Will you teach your children what we have taught our children? That the earth is our mother? What befalls the earth befalls all the sons of the earth.

This we know: the earth does not belong to man, man belongs to the earth. All things are connected like the blood that unites us all. Man did not weave the web of life, he is merely a strand in it. Whatever he does to the web, he does to himself.
One thing we know: our God is your God. The earth is precious to him and to harm the earth is to heap contempt on its creator.

Your destiny is a mystery to us. What will happen when the buffalo are all slaughtered? The wild horses tamed? What will happen when the secret corners of the forest are heavy with the scent of many men and the view of the ripe hills is blotted with talking wires? Where will the thicket be? Gone!
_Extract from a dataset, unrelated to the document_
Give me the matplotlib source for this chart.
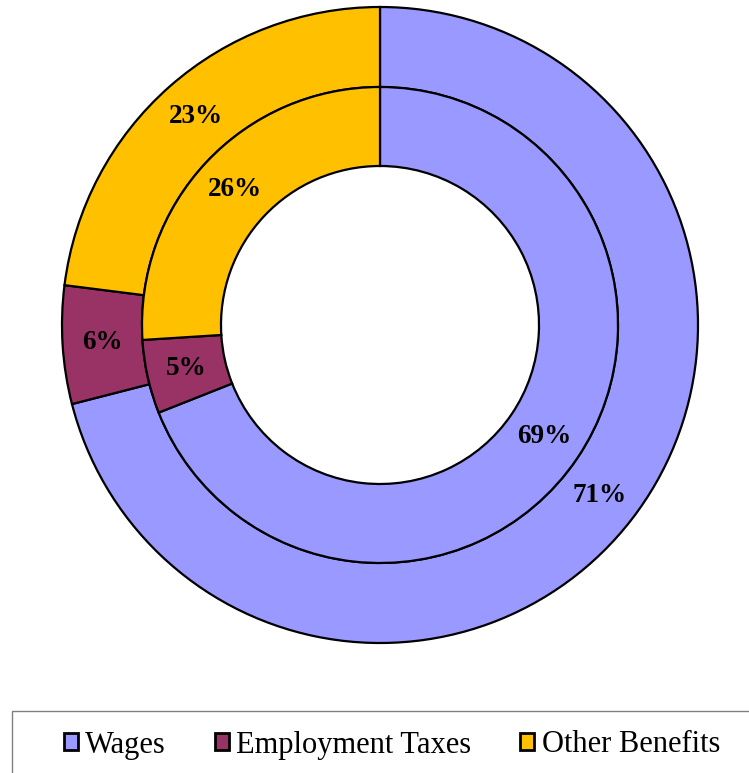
import matplotlib
matplotlib.use("Agg")
import matplotlib.pyplot as plt
from matplotlib.patches import Rectangle, Patch

plt.rcParams['font.family'] = ['Liberation Serif', 'DejaVu Serif']

categories = ["Wages", "Employment Taxes", "Other Benefits"]
outer_values = [71, 6, 23]
inner_values = [69, 5, 26]
colors = ["#9999FF", "#993366", "#FFC000"]

W, H = 749, 773
fig = plt.figure(figsize=(W / 100, H / 100), dpi=100)

cx, cy, R = 380, 325, 318
ax = fig.add_axes([(cx - R) / W, (H - cy - R) / H, 2 * R / W, 2 * R / H])
ax.set_xlim(-1, 1)
ax.set_ylim(-1, 1)
ax.set_aspect('equal')
ax.axis('off')

r_out = 1.0
r_mid = 238 / R
r_in = 159 / R

wedgeprops = dict(edgecolor='black', linewidth=1.6)
ax.pie(outer_values, radius=r_out, colors=colors, startangle=90, counterclock=False,
       wedgeprops=dict(width=r_out - r_mid, **wedgeprops),
       autopct='%d%%', pctdistance=(r_out + r_mid) / 2 / r_out,
       textprops=dict(fontsize=19.5, fontweight='bold', color='black'))
ax.pie(inner_values, radius=r_mid, colors=colors, startangle=90, counterclock=False,
       wedgeprops=dict(width=r_mid - r_in, **wedgeprops),
       autopct='%d%%', pctdistance=(r_mid + r_in) / 2 / r_mid,
       textprops=dict(fontsize=19.5, fontweight='bold', color='black'))
ax.set_xlim(-1, 1)
ax.set_ylim(-1, 1)

# legend frame
fig.patches.append(Rectangle((12 / W, -0.05), 1.0, (H - 711) / H + 0.05,
                             transform=fig.transFigure, fill=False,
                             edgecolor='#808080', linewidth=1.0))

handles = [Patch(facecolor=c, edgecolor='black', linewidth=2.0) for c in colors]
fig.legend(handles, categories, loc='center', bbox_to_anchor=(392 / W, (H - 745) / H),
           ncol=3, frameon=False, fontsize=22, handlelength=0.45, handleheight=0.45,
           handletextpad=0.25, columnspacing=1.6)

fig.savefig("out.png", dpi=100)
Where will the eagle be? Gone! And what is to say goodbye to the swift pony and then hunt? The end of living and the beginning of survival.

When the last red man has vanished with this wilderness, and his memory is only the shadow of a cloud moving across the prairie, will these shores and forests still be here? Will there be any of the spirit of my people left?

We love this earth as a newborn loves its mother’s heartbeat. So, if we sell you our land, love it as we loved it. Care for it, as we have cared for it. Hold in your mind the memory of the land as it is when you receive it. Preserve the land for all children, and love it, as God loves us.

As we are part of the land, you too are part of the land. This earth is precious to us. It is also precious to you.

One thing we know-there is only one God. No man, be he Red or White man, can be apart. We ARE all brothers after all.